The natives of these islands are not very different in appearance from their Melanesian cousins in New Guinea, as would be expected in islands in such close proximity with rather frequent cultural contacts across the narrow, intervening waters. Dialects, tribal customs and traditions, and the life vary somewhat, but the western shores of New Britain, the eastern shores of the Huon Peninsula, and the intervening islands have all developed a common culture pattern.
Copra, or the dried meat of the coconut, is by far the most important commercial product of the archipelago. Its future in the sphere of plantation agriculture, however, does not seem very promising, owing to competition from other sources of supply, labor difficulties in the region, and the increasing use of vegetable-oil substitutes, such as cottonseed oil and peanut oil.

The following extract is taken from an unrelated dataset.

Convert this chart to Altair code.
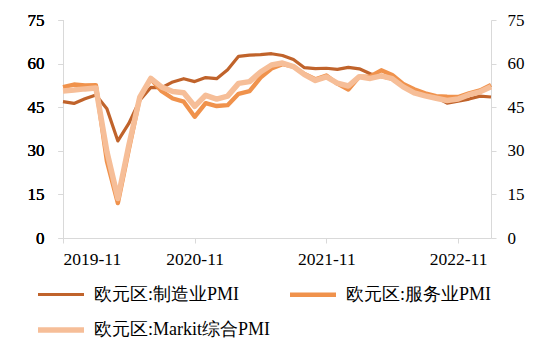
import altair as alt
import pandas as pd

# ---------------- data ----------------
months = [str(p) for p in pd.period_range("2019-11", "2023-02", freq="M")]

manufacturing = [46.9, 46.3, 47.9, 49.2, 44.5, 33.4, 39.4, 47.4, 51.8, 51.7,
                 53.7, 54.8, 53.8, 55.2, 54.8, 57.9, 62.5, 62.9, 63.1, 63.4,
                 62.8, 61.4, 58.6, 58.3, 58.4, 58.0, 58.7, 58.2, 56.5, 55.5,
                 54.6, 52.1, 49.8, 49.6, 48.4, 46.4, 47.1, 47.8, 48.8, 48.5]
services = [51.9, 52.8, 52.5, 52.6, 26.4, 12.0, 30.5, 48.3, 54.7, 50.5,
            48.0, 46.9, 41.7, 46.4, 45.4, 45.7, 49.6, 50.5, 55.2, 58.3,
            59.8, 59.0, 56.4, 54.6, 55.9, 53.1, 51.1, 55.5, 55.6, 57.7,
            56.1, 53.0, 51.2, 49.8, 48.8, 48.6, 48.5, 49.8, 50.8, 52.7]
composite = [50.6, 50.9, 51.3, 51.6, 29.7, 13.6, 31.9, 48.5, 54.9, 51.9,
             50.4, 50.0, 45.3, 49.1, 47.8, 48.8, 53.2, 53.8, 57.1, 59.5,
             60.2, 59.0, 56.2, 54.2, 55.4, 53.3, 52.3, 55.5, 54.9, 55.8,
             54.8, 52.0, 49.9, 48.9, 48.1, 47.3, 47.8, 49.3, 50.3, 52.0]

series_names = ["欧元区:制造业PMI", "欧元区:服务业PMI", "欧元区:Markit综合PMI"]
series_colors = ["#C0632B", "#F0924C", "#F6BE98"]
series_widths = [3.2, 5.5, 3.5]
tick_labels = ["2019-11", "2020-11", "2021-11", "2022-11"]
y_ticks = [0, 15, 30, 45, 60, 75]

rows = []
for name, vals in zip(series_names, [manufacturing, services, composite]):
    for i, (m, v) in enumerate(zip(months, vals)):
        rows.append({"idx": i, "month": m, "series": name, "value": v})
df = pd.DataFrame(rows)

FONT = "Liberation Serif"

label_expr = "[" + ",".join("'%s'" % t for t in tick_labels) + "][round(datum.value/12)]"

x_enc = alt.X(
    "idx:Q",
    scale=alt.Scale(domain=[0, len(months) - 1], nice=False, zero=False),
    axis=alt.Axis(values=[0, 12, 24, 36], labelExpr=label_expr, title=None,
                  labelPadding=7, labelFontSize=17.5, labelFont=FONT,
                  labelColor="#000000"),
)
y_scale = alt.Scale(domain=[0, 75], nice=False)

color_enc = alt.Color(
    "series:N",
    scale=alt.Scale(domain=series_names, range=series_colors),
    legend=alt.Legend(
        title=None, orient="none", legendX=-28, legendY=249, columns=2,
        columnPadding=10, rowPadding=-18, symbolType="stroke", symbolSize=2116,
        labelFontSize=18, labelFont=FONT, labelOffset=7, labelLimit=400,
        labelColor="#000000", direction="horizontal",
    ),
)
sw_enc = alt.StrokeWidth(
    "series:N",
    scale=alt.Scale(domain=series_names, range=series_widths),
)

layers = []
for name in series_names:
    layers.append(
        alt.Chart(df)
        .transform_filter(alt.datum.series == name)
        .mark_line(strokeJoin="round")
        .encode(
            x=x_enc,
            y=alt.Y("value:Q", scale=y_scale,
                    axis=alt.Axis(values=y_ticks, title=None, orient="left",
                                  labelPadding=14, labelFont=FONT,
                                  labelFontSize=17, labelColor="#000000")),
            color=color_enc,
            strokeWidth=sw_enc,
        )
    )

right_axis = (
    alt.Chart(df)
    .mark_line(opacity=0)
    .encode(
        x=x_enc,
        y=alt.Y("value:Q", scale=y_scale,
                axis=alt.Axis(values=y_ticks, title=None, orient="right",
                              labelPadding=11, labelFont=FONT,
                              labelFontSize=17, labelColor="#000000")),
        detail="series:N",
    )
)

chart = (
    alt.layer(*layers, right_axis)
    .resolve_axis(y="independent")
    .properties(
        width=428, height=218,
        autosize=alt.AutoSizeParams(type="none"),
        padding={"left": 63, "top": 20, "right": 59, "bottom": 114},
        background="#FFFFFF",
    )
    .configure_view(stroke=None)
    .configure_axis(
        grid=False, domainColor="#D9D9D9", tickColor="#D9D9D9", tickSize=5,
        labelFont=FONT, labelFontSize=17, labelColor="#000000",
        domainWidth=1, tickWidth=1,
    )
)

chart.save("out.html", embed_options={"renderer": "svg", "actions": False})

Just before the Second World War the Agricultural Experiment Station at Rabaul was experimenting with a variety of other plantation crops, but the outlook at the time was not very hopeful as far as finding other mainstays was concerned.
Coffee, tea, derris root (for the insecticide rotenone), and a new variety of sisal from East Africa were thought to have possibilities. The war, however, put an end to these experiments, and the task of rebuilding is still far from complete. On the whole, it would seem that these islands enjoy certain advantages over New Guinea in the matter of fertile, volcanic soils, but suffer from rough topography, wet climate, and the absence of valuable mineral resources. The capital of the Territory of New Guinea will probably remain at Rabaul in spite of its vulnerable situation close to an active volcano, although a shift to Lae has been proposed.